Pro-gay legal groups oppose Christian law school in Canada
Trinity Western University photo
Legal societies in Canada are trying to thwart the opening of a law school at British Columbia's Trinity Western University because the Christian-based school requires students to avoid sex outside of a traditional, heterosexual marriage. The moves against the school violate Canada's Charter, supporters claim.
A nonbinding vote of 3,210-968 by provincial lawyers seeks a reconsideration of the Law Society of British Columbia's accreditation of the law school, set to open in 2016 and graduate its first class of attorneys three years later.
The Canadian Press news agency reports, "The vote is the latest setback for Trinity Western University, a school with about 4,000 students in B.C.’s Fraser Valley, and is sure to amplify an ongoing debate over the rights of a private institution to impose its religious views about homosexuality on students."
According to the report, Trinity Western "requires students to sign a so-called community covenant. The document includes a passage that forbids sex outside of marriage, defined as between a man and a woman, and students can be disciplined for violating it."
In April, directors of the Law Society, by a 20-7 vote, agreed to approve a law school at Trinity Western, a 52-year-old school. The directors are not obligated to follow the vote, a TWU report explained.
The matter comes more than a decade after the Christian school went to court over its teacher education program. In Trinity Western University v. British Columbia College of Teachers, Canada's Supreme Court ruled by an 8-to-1 vote, "In considering the religious precepts of TWU instead of the actual impact of these beliefs on the public school environment, the BCCT acted on the basis of irrelevant considerations."

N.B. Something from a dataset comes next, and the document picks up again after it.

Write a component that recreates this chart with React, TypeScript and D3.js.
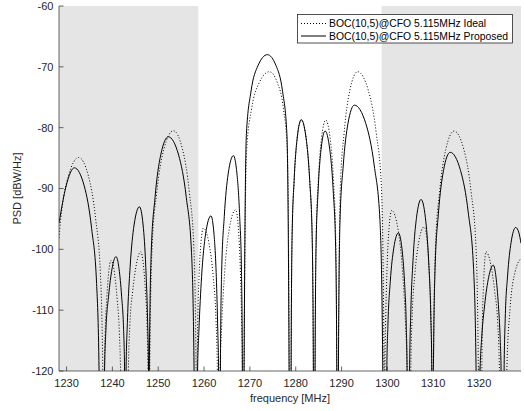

Opponents of Trinity's law school declared it is practice, not belief, that is at issue.
Victoria, British Columbia, attorney Michael Mulligan told Law Society delegates in July, "Our concern is with the conduct of the university, as an institution, and not the religious views of the faculty or students. Our task is to assess the conduct of the university in order to determine if its approval would further the objects and duties of the law society. On that score there is no need for speculation and the answer is no."
Bob Kuhn, Trinity's president and himself an attorney, addressed the society, too, saying Canadian law "recognizes that it is not against public interest to hold and publicly express diverse views on marriage," according to a TWU report. "In a free and democratic society, the faith of TWU graduates cannot preclude them from practicing law."
Writing in the Vancouver Sun, Trinity Western alumnus Mark Penninga, executive director of the Association for Reformed Political Action, a Christian group, stated, "The same B.C. lawyers who voted against the Trinity Western Law School have all taken an oath based on principles that come straight from the Christian religion."
Penninga asserted, "The citizens of this province, indeed the entire country, need to wake up to this reality and demand an answer to this central question: Just what does religious freedom mean to B.C. lawyers? Their vote tells me we only have the freedom to believe what they do."